Mr. Ensslin was a pastor. After the war his daughters, Christiana and Gudrun, had asked the same question that Stani asked Gizela W.: “DID YOU KNOW?”
Unlike Gizela, the pastor knew. He knew the Stauffenberg conspirators; they belonged to his parish. He knew the circumstances of Rommel’s death in the nearby stone quarries.
His daughters were angry at him for not having denounced the crimes. He should have denounced them publicly, from the pulpit, during services.
The pastor explained that the Gestapo were present at services.
“That’s no reason to have kept silent,” his daughters replied.
Christiana Ensslin, her hair clipped short, with sunken black eyes and wearing a stretched-out sweater, lives with a terrorist who served sixteen years in prison and then was pardoned by the president. She is friends with a woman terrorist who is still in prison, but is already partially pardoned: she spends the nights in prison, while during the
day she sews costumes for
La Traviata
at the city opera. When she receives her complete pardon she will go on vacation to visit a Swedish princess known as the Angel of Prisoners. Christiana Ensslin is an activist in the Union of Film Workers. She fights for greater funding for women directors. She would love to finance a film about Rosa Luxemburg’s first day of freedom. It is 1918; Rosa leaves the Breslau prison, boards a train, travels to Berlin, enters the editorial office, greets Liebknecht, sits down at her desk, and starts writing. She is writing an article about the situation in Germany. That’s all very well, but who will go to see such a film? “I will,” says the terrorist who was in prison for sixteen years. “I will,” says the terrorist who sews costumes for
La Traviata
. “I will,” says Christiana, whose father did not condemn the crimes. “I will,” says Dr. Ronge, who translates for our Polish-German conversations. “I will,” I say, although I have no intention of going to see a film about Rosa Luxemburg’s first day of freedom. I say this out of sympathy for skinny, neurotic Christiana Ensslin. And that would have been the entire audience.

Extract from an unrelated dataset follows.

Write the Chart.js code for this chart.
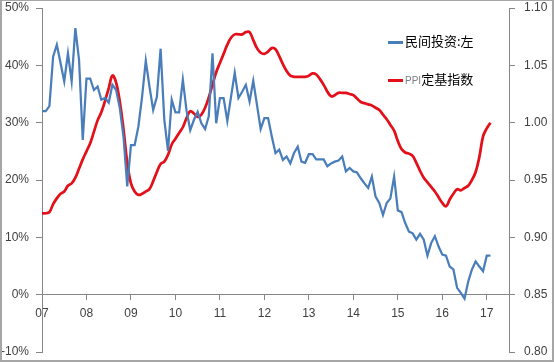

The Maximum Security Section was built especially for Stefan W. and his friends from the RAF. It is located in the depths of the prison, in Ossendorf, in the northern part of Cologne. No daylight enters the cells. The walls
are made of sound- and odor-absorbing materials. Keys don’t jangle, the combination locks don’t creak, and the coffee that Stefan W. brews has no aroma. Stefan has brought a thermos with boiling water and little jars to the visitation cell. He shakes out some Nescafe and sugar from the jars, stirs them for a long time, gradually pours in boiling water from the thermos, and makes cappuccino. The visitation cell is a concrete container, decorated with several pictures. They portray Peter the Great on his stone horse, a review of the troops on Senate Square, and a bridge on the Moika in winter garb. The pictures were put up by Stefan’s warden, a fellow by the name of Hemmers, who nurses a fondness for Petersburg.